All-Reviews.com Movie Review: Rounders

Starring: Matt Damon, Edward Norton
Director: John Dahl
Rated: R
RunTime: 118 Minutes
Release Date: September 1998
Genres: Drama, Suspense


*Also starring: Famke Janssen, Martin Landau, John Malkovich, Gretchen Mol, John Turturro, Melina Kanakaredes



Review by Steve Rhodes
3½ stars out of 4

Mike used to hide wads of cash all over the apartment he shares with his disapproving girlfriend (Gretchen Mol). Like an alcoholic who has to have his hidden bottles to quench his drinking habit, he needed the greenbacks to support his gambling obsession. As a guy who watches tapes again and again of the 1988 World Series of Poker, he sees himself as skillful rather than lucky. He thinks he's invincible, but he's retired from poker.

Now driving a delivery truck to pay for his law school tuition, he no longer frequents the tables with his fellow "rounders," i.e., people who gamble with those round chips.

But like most alcoholics, his abstinence doesn't last long.

GOOD WILL HUNTING's Academy Award nominee Matt Damon plays Mike as a smart guy who is convinced he has learned enough to join the poker-playing elite.
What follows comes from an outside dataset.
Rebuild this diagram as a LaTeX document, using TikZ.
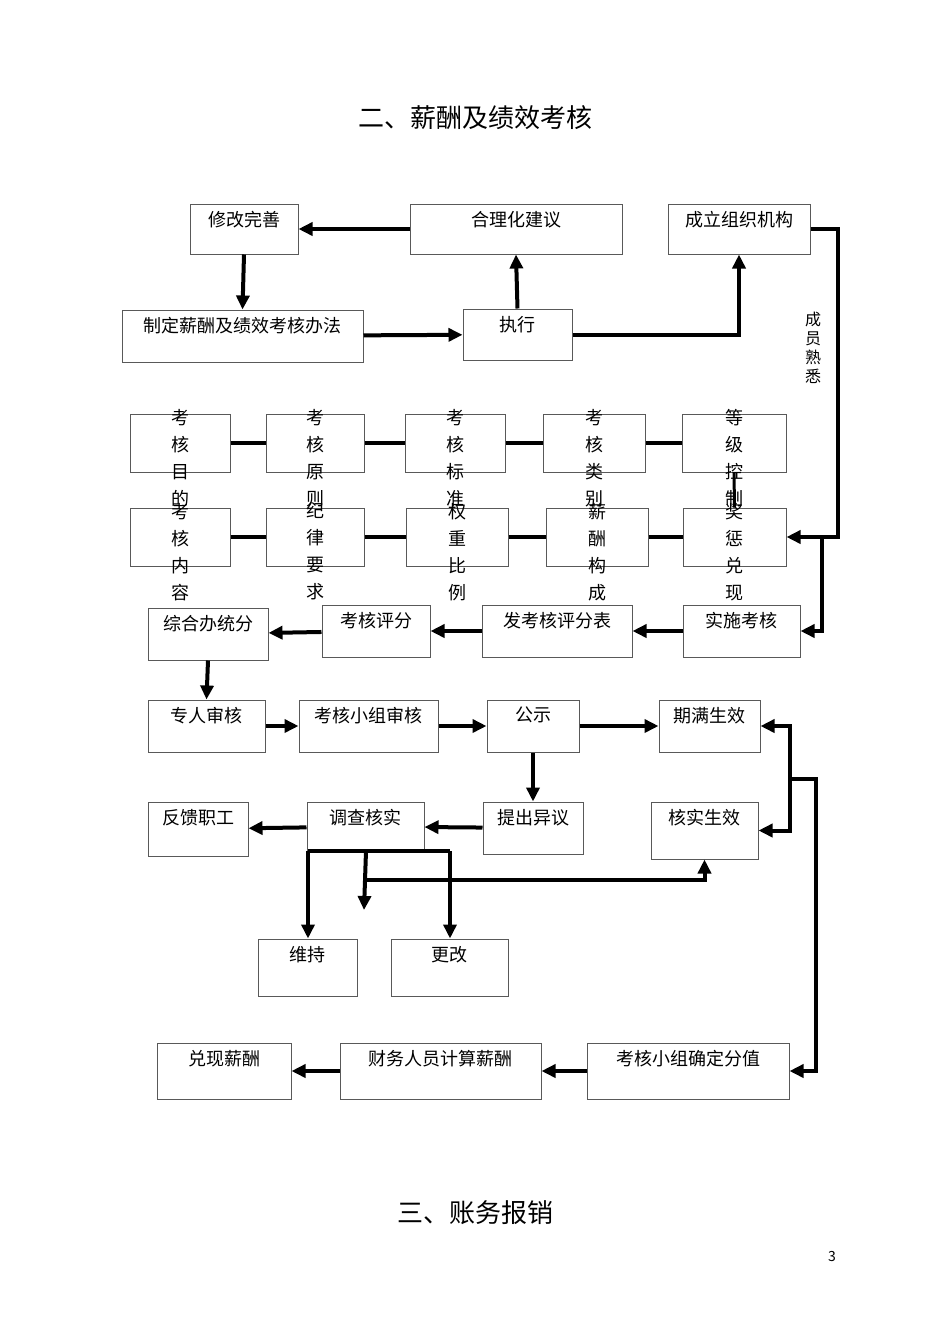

Mike is a pensive guy who can read a player's hand in a heartbeat by observing every nuance of the other player's expressions.

In complete contrast, his buddy from high school, Worm, has just gotten out of prison - he was incarcerated for "distributing" credit cards. Worm is a great "mechanic" at cards, but his judgement isn't as well developed as his cheating skills, which gets him into no end of trouble. Played as a time bomb on a short fuse by PRIMAL FEAR's Academy Award nominee Edward Norton, he is as boisterous and unpredictable as Mike is silently calculating.
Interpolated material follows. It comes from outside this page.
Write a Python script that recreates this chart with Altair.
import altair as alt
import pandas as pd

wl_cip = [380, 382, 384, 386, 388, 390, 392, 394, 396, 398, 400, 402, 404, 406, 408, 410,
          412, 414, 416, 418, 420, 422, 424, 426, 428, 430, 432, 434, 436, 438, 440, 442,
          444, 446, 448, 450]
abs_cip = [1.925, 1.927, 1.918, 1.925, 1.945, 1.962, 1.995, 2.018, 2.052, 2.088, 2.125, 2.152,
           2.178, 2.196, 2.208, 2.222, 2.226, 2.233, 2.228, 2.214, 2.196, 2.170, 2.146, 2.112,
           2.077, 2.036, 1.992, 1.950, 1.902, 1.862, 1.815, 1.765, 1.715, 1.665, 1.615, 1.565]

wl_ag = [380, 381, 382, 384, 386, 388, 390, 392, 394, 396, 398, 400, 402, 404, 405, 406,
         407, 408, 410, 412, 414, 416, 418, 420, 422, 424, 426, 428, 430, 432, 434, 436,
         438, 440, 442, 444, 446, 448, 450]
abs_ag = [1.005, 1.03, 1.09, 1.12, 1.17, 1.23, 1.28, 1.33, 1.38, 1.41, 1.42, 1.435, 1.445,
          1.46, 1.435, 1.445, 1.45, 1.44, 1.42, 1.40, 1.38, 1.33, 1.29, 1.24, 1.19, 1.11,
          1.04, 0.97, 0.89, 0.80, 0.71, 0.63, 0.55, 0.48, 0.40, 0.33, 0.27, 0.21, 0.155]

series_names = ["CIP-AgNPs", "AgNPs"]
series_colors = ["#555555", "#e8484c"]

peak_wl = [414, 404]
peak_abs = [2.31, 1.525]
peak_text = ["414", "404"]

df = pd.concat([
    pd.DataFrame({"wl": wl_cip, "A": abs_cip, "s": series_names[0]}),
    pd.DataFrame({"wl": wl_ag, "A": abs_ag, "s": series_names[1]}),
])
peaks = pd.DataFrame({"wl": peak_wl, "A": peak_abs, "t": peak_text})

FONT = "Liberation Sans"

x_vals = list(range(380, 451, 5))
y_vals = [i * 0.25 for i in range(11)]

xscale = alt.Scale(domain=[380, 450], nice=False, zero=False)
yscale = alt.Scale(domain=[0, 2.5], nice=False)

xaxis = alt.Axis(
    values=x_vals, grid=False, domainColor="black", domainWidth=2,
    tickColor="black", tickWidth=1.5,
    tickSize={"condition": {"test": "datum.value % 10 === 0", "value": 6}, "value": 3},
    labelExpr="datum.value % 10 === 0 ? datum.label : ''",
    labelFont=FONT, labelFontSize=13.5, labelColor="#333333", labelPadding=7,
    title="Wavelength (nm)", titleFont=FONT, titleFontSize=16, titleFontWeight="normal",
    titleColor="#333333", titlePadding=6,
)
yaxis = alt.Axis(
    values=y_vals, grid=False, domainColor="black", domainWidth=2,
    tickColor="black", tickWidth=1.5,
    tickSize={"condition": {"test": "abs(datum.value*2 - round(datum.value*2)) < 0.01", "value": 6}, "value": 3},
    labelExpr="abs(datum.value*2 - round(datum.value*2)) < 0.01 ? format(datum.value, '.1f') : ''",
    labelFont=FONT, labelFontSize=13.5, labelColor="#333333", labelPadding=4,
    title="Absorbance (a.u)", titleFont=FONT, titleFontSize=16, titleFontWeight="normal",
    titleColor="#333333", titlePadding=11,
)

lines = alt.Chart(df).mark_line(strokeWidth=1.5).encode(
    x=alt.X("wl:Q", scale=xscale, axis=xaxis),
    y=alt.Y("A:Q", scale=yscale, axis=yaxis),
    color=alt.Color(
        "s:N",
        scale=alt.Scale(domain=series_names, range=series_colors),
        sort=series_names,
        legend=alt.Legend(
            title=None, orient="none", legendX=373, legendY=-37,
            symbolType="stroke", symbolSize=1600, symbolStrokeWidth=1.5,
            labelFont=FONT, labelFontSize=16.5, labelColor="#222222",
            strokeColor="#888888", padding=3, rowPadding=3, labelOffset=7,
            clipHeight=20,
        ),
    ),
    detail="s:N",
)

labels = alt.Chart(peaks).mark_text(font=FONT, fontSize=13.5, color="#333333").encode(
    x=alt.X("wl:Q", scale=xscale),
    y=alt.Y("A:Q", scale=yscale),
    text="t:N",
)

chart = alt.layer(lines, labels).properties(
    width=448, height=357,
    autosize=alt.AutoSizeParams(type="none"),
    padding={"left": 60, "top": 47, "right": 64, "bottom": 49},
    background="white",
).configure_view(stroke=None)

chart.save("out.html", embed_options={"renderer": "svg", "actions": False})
John Dahl, director of the brilliant THE LAST SEDUCTION, takes a parsimonious and precise approach to his direction of ROUNDERS. Scenes are staged for dramatic impact without requiring the actors to push the emotional envelope.

The script by first-time screenwriters David Levien and Brian Koppelman takes a formula story and turns many of the rules upside down. The audience suspects that the movie may end in a big game, but the movie seems to be in no rush getting to it. What the film becomes is an atmospheric character study of the world of gambling. The script's sporadic humor bursts out periodically to shatter the story's more somber rhythms. Mike speaks in frequent, rich narration to provide just enough explanation about the game to clear up some of its mysteries and to explain his character's motivations. "You don't hear much about guys who take their shot and miss," he reflects in his most introspective moment.

The ensemble cast is well chosen and developed to maximum advantage. John Turturro plays a hardworking gambling professional who has alimony and child support to pay so he doesn't take chances. He's more interested in paying living expenses than making the big score or becoming famous, which is a polar opposite to Mike's approach. As Mike's supportive professor, Martin Landau provides Mike some key insights on life. The professor, descended from a long line of rabbis, confides that he chose the law when he realized that he didn't believe in God. In the best supporting role, a tackily dressed John Malkovich in his best performance in years, is the king of New York's card players and an ex-KGB agent. Malkovich has an over-the-top accent that is nothing short of hilarious.

ROUNDERS has a well-chosen name for more reasons than one. An extremely well rounded film, it works as well in the small moments as well as the big ones. Although the conclusion is satisfying and well developed, the journey itself is the reward.

ROUNDERS runs 1:58. It is rated R for some sex, nudity, profanity, and drug usage and would be fine for older teenagers.